Icons Among Us: Myles Standish Hall
A stylish hotel became a student dorm 60 years ago
The video above journeys through time, traveling from the unique vantage offered by Myles Standish Hall.
Daryl Healea, a residence hall director for Myles Standish Hall from 2001 to 2005, became interested in the building’s past because of all the people returning to visit.
“They shared stories about their times here,” says Healea (STH’01, SED’10), now Residence Life assistant director for student and staff development. “Myles Standish has a special history.”
For more than a year, Healea researched that history, compiling his findings with archival photos to create the three plaques mounted in the lobby, where students and staff pass them on their way home or to class, to pick up mail, or to eat at the dining hall. The plaques identify the historical figure Myles Standish, trace its early years as a fancy hotel, and mark its transition to a BU residence hall.
“Captain Myles Standish was an officer hired by the Pilgrims as military advisor for Plymouth Colony,” says Healea. “It’s fitting that this residence, home to many students embarking on a life-transforming adventure in education, bears the name of a great American pioneer.”

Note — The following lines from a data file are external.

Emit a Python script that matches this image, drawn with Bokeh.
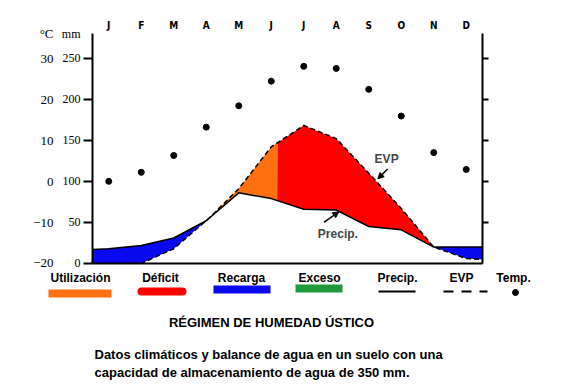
import numpy as np
from bokeh.plotting import figure
from bokeh.models import Range1d, LinearAxis, FixedTicker, Label, Arrow, NormalHead
from bokeh.embed import file_html
from bokeh.resources import INLINE
from bokeh.core.properties import value

# ---------------- data ----------------
month_labels = ["J", "F", "M", "A", "M", "J", "J", "A", "S", "O", "N", "D"]
month_pos = list(range(12))
temp_c = [0.0, 2.2, 6.3, 13.2, 18.4, 24.4, 28.0, 27.5, 22.4, 15.9, 7.0, 2.9]

bal_x = [-0.5, 0, 1, 2, 3, 4, 5, 6, 7, 8, 9, 10, 11, 11.5]
precip_mm = [17, 18, 22, 31, 52, 86, 79, 66, 65, 45, 41, 20, 20, 20]
evp_mm = [0, 0, 0, 18, 52, 91, 142, 168, 152, 110, 67, 20, 6, 5]
utilizacion_end = 5.2

mm_ticks = [0, 50, 100, 150, 200, 250]
c_ticks = [-20, -10, 0, 10, 20, 30]
mm_top, c_top = 280, 36          # axis tops, where the unit headers sit
mm_header, c_header = "mm", "°C"

legend_labels = ["Utilización", "Déficit", "Recarga", "Exceso", "Precip.", "EVP", "Temp."]
legend_colors = ["#FF7010", "#FF0000", "#0A0AF0", "#22993A"]
title_text = "RÉGIMEN DE HUMEDAD ÚSTICO"
caption_lines = ["Datos climáticos y balance de agua en un suelo con una",
                 "capacidad de almacenamiento de agua de 350 mm."]

FONT = "Liberation Sans"
NARROW = "Liberation Sans Narrow"
COND = "DejaVu Sans Condensed"

H1 = 269
# ---------------- chart ----------------
p = figure(width=562, height=H1, x_range=Range1d(-0.5, 11.5), y_range=Range1d(0, mm_top),
           output_backend="svg", toolbar_location=None, x_axis_location="above",
           min_border_left=92, min_border_right=80, min_border_top=33, min_border_bottom=6)
p.outline_line_color = None
p.grid.visible = False

xf = np.linspace(-0.5, 11.5, 1201)
Pf = np.interp(xf, bal_x, precip_mm)
Ef = np.interp(xf, bal_x, evp_mm)
lo = np.minimum(Pf, Ef)
hi = np.maximum(Pf, Ef)

p.varea(x=xf, y1=lo, y2=Pf, fill_color=legend_colors[2])
p.varea(x=xf, y1=Pf, y2=np.where(xf <= utilizacion_end + 1e-9, hi, Pf), fill_color=legend_colors[0])
p.varea(x=xf, y1=Pf, y2=np.where(xf >= utilizacion_end - 1e-9, hi, Pf), fill_color=legend_colors[1])

p.line(bal_x, precip_mm, line_color="black", line_width=1.5)
p.line(bal_x, evp_mm, line_color="black", line_width=1.5, line_dash="5 3")

p.extra_y_ranges = {"temp": Range1d(-20, c_top)}
p.scatter(month_pos, temp_c, y_range_name="temp", size=6, color="black")

# month axis on top
ax_top = p.above[0]
ax_top.ticker = FixedTicker(ticks=month_pos)
ax_top.major_label_overrides = {i: m for i, m in enumerate(month_labels)}
ax_top.axis_line_color = None
ax_top.major_tick_line_color = None
ax_top.major_tick_out = 0
ax_top.major_tick_in = 0
ax_top.minor_tick_line_color = None
ax_top.major_label_standoff = 3
ax_top.major_label_text_font = COND
ax_top.major_label_text_font_style = "bold"
ax_top.major_label_text_font_size = "10px"
ax_top.major_label_text_color = "black"

# mm axis: labels on major ticks (incl. header at top), tick marks drawn as minor ticks
ax_mm = p.left[0]
ax_mm.ticker = FixedTicker(ticks=mm_ticks + [mm_top], minor_ticks=mm_ticks)
ax_mm.major_label_overrides = {mm_top: mm_header}
ax_mm.axis_line_width = 2
ax_mm.major_tick_line_color = None
ax_mm.major_tick_out = 9
ax_mm.major_tick_in = 0
ax_mm.minor_tick_line_color = "black"
ax_mm.minor_tick_line_width = 2
ax_mm.minor_tick_out = 9
ax_mm.minor_tick_in = 0
ax_mm.major_label_standoff = 3
ax_mm.major_label_text_font = NARROW
ax_mm.major_label_text_font_size = "12px"
ax_mm.major_label_text_color = "black"

# degree axis
ax_c = LinearAxis(y_range_name="temp", ticker=FixedTicker(ticks=c_ticks + [c_top]))
ax_c.major_label_overrides = {c_top: c_header}
ax_c.axis_line_color = None
ax_c.major_tick_line_color = None
ax_c.major_tick_out = 0
ax_c.major_tick_in = 0
ax_c.minor_tick_line_color = None
ax_c.major_label_standoff = 5
ax_c.major_label_text_font = NARROW
ax_c.major_label_text_font_size = "13px"
ax_c.major_label_text_color = "black"
p.add_layout(ax_c, "left")

# right axis
ax_r = LinearAxis(ticker=FixedTicker(ticks=mm_ticks[1:]))
ax_r.axis_line_width = 2
ax_r.major_tick_line_width = 2
ax_r.major_tick_out = 6
ax_r.major_tick_in = 0
ax_r.minor_tick_line_color = None
ax_r.major_label_text_color = None
p.add_layout(ax_r, "right")

# baseline
ax_b = LinearAxis(ticker=FixedTicker(ticks=[]))
ax_b.axis_line_width = 2
ax_b.major_label_text_color = None
ax_b.major_tick_line_color = None
ax_b.major_tick_out = 0
ax_b.minor_tick_line_color = None
p.add_layout(ax_b, "below")

# annotations
p.add_layout(Label(x=8.55, y=127, text="EVP", text_align="center", text_baseline="middle",
                   text_font=FONT, text_font_style="bold", text_font_size="12px"))
p.add_layout(Arrow(x_start=8.58, y_start=115, x_end=8.28, y_end=103,
                   line_width=1.5, end=NormalHead(size=6, fill_color="black", line_color="black")))
p.add_layout(Label(x=7.05, y=36, text="Precip.", text_align="center", text_baseline="middle",
                   text_font=FONT, text_font_style="bold", text_font_size="12px"))
p.add_layout(Arrow(x_start=6.62, y_start=50, x_end=7.08, y_end=63,
                   line_width=1.5, end=NormalHead(size=6, fill_color="black", line_color="black")))

# ---------------- legend + caption ----------------
H2 = 391 - H1
p2 = figure(width=562, height=H2, x_range=Range1d(0, 562), y_range=Range1d(H2, 0),
            x_axis_type=None, y_axis_type=None, output_backend="svg",
            toolbar_location=None, min_border=0)
p2.outline_line_color = None
p2.grid.visible = False

label_x = [80, 160, 241, 319, 397, 461, 513]
p2.text(x=label_x, y=[8] * 7, text=legend_labels, text_font=value(FONT),
        text_font_style="bold", text_font_size="12px", text_align="center",
        text_baseline="middle", text_color="black")

p2.quad(left=[48], right=[111], top=[20], bottom=[28], fill_color=legend_colors[0], line_color=None)
p2.line([141, 182], [22, 22], line_color=legend_colors[1], line_width=8, line_cap="round")
p2.quad(left=[213], right=[270], top=[16], bottom=[24], fill_color=legend_colors[2], line_color=None)
p2.quad(left=[295], right=[342], top=[15], bottom=[23], fill_color=legend_colors[3], line_color=None)
p2.line([378, 415], [22, 22], line_color="black", line_width=2)
p2.line([443, 487], [22, 22], line_color="black", line_width=2, line_dash="10 8")
p2.scatter([515], [23], size=6, color="black")

p2.text(x=[271], y=[53], text=[title_text], text_font=value(FONT), text_font_style="bold",
        text_font_size="13px", text_align="center", text_baseline="middle", text_color="black")
p2.text(x=[94, 94], y=[85, 103], text=caption_lines, text_font=value(FONT), text_font_style="bold",
        text_font_size="13px", text_align="left", text_baseline="middle", text_color="black")

open("out.html", "w").write(file_html([p, p2], INLINE))
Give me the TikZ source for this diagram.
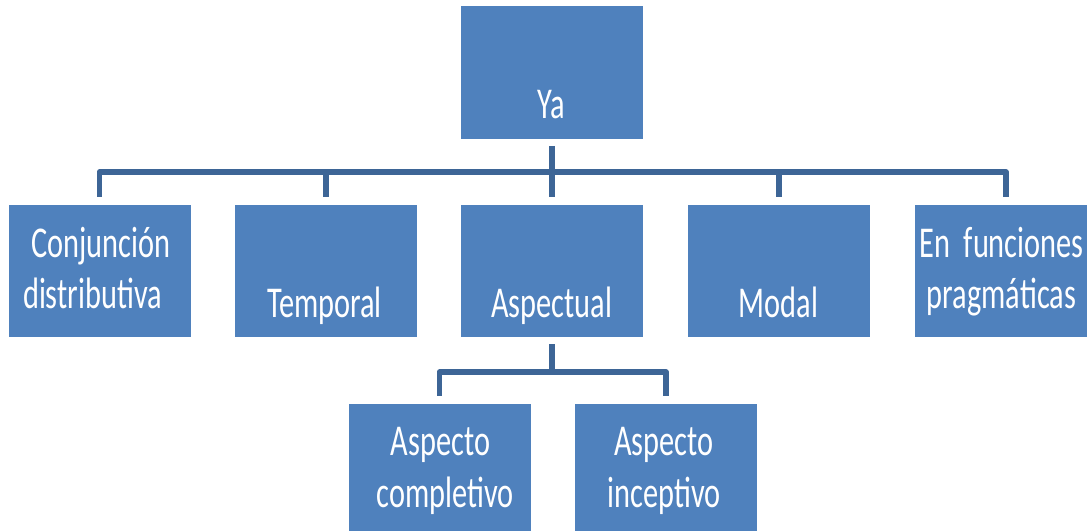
\documentclass[tikz,border=0pt]{standalone}
\usepackage{fontspec}
\setmainfont{Carlito}[FakeStretch=0.69]
\definecolor{boxblue}{HTML}{4F81BD}
\definecolor{linkblue}{HTML}{3D6596}
\begin{document}
\begin{tikzpicture}[x=0.75pt,y=-0.75pt,
  box/.style={rectangle,fill=boxblue,draw=none,inner sep=0pt,outer sep=0pt,
              minimum width=136.5pt,minimum height=99pt},
  txt/.style={text=white,inner sep=0pt,anchor=base,font=\fontsize{33}{38}\selectfont},
  conn/.style={draw=linkblue,line width=4.2pt,line join=round,shorten >=6pt}]
\useasboundingbox (0,0) rectangle (1087,531);
\clip (0,0) rectangle (1087,531);
% boxes
\node[box,minimum height=99.75pt] (ya) at (552,72.5) {};
\node[box] (c1) at (99.5,271) {};
\node[box] (c2) at (326,271) {};
\node[box] (c3) at (552,271) {};
\node[box] (c4) at (779,271) {};
\node[box] (c5) at (1006,271) {};
\node[box] (b1) at (439.5,470) {};
\node[box] (b2) at (666,470) {};
% connectors
\coordinate (bar) at (552,172);
\coordinate (bar2) at (552,372);
\draw[conn,shorten <=5.25pt] (ya.south) -- (c3.north);
\draw[conn] (bar) -| (c1.north);
\draw[conn] (bar) -| (c2.north);
\draw[conn] (bar) -| (c4.north);
\draw[conn] (bar) -| (c5.north);
\draw[conn,shorten >=0pt,shorten <=5.25pt] (c3.south) -- (bar2);
\draw[conn] (bar2) -| (b1.north);
\draw[conn] (bar2) -| (b2.north);
% texts
\node[txt] (tya) at (551.5,118) {Ya};
\node[txt] (tc1a) at (101,257) {Conjunción};
\node[txt] (tc1b) at (92.5,308) {distributiva};
\node[txt] (tc2) at (324.5,317) {Temporal};
\node[txt] (tc3) at (551.5,317) {Aspectual};
\node[txt] (tc4) at (778.5,317) {Modal};
\node[txt,anchor=base west] (tc5a) at (919,257) {En\ \ funciones};
\node[txt] (tc5b) at (1001.5,308) {pragmáticas};
\node[txt] (tb1a) at (440.5,455) {Aspecto};
\node[txt] (tb1b) at (445,507) {completivo};
\node[txt] (tb2a) at (664,455) {Aspecto};
\node[txt] (tb2b) at (664,507) {inceptivo};
\end{tikzpicture}
\end{document}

“The Back Bay area where Myles Standish Hall stands was once uninhabitable salt marsh,” he says. “After it was filled in, architect Arthur Bowditch, who designed other prominent Boston buildings, such as the Paramount Theatre, was granted a building permit in 1925 to begin construction on the Myles Standish hotel.”
In the late 1920s and early 1930s, Myles Standish was a posh place to be seen, home to lavish balls, society weddings, and political functions. It was also a place to lay low.
“During Prohibition, two speakeasies operated in the basement event rooms, which still exist,” Healea says. “What’s a bit ironic is that Daniel L. Marsh (STH’08, Hon.’53), the fourth president of Boston University, who purchased the hotel in 1949, was an ardent Prohibitionist, very against alcohol. So he was able to capture Myles Standish for his Prohibitionist ways.
“But I suspect some alcohol has been consumed in the building since then.”
Healea dug up newspaper articles mentioning Myles happenings, protests and a food fight among them. He learned about the famous and infamous people who walked the halls, from Babe Ruth and Martin Luther King, Jr. (GRS’55, Hon.’59) to radio shock-jock Howard Stern (COM’76). BU’s student-run radio station WTBU, which operated out of the first floor of Myles and the Myles Annex from 1969 to1997, claims to be the first station to fire Stern — after he ran a segment called “Making the Bishop Blush” on his show King Schmaltz Bagel Hour.
“Students, both young and old, will always remember this building,” says Healea. “It’s one of the few on campus that ties everybody together.”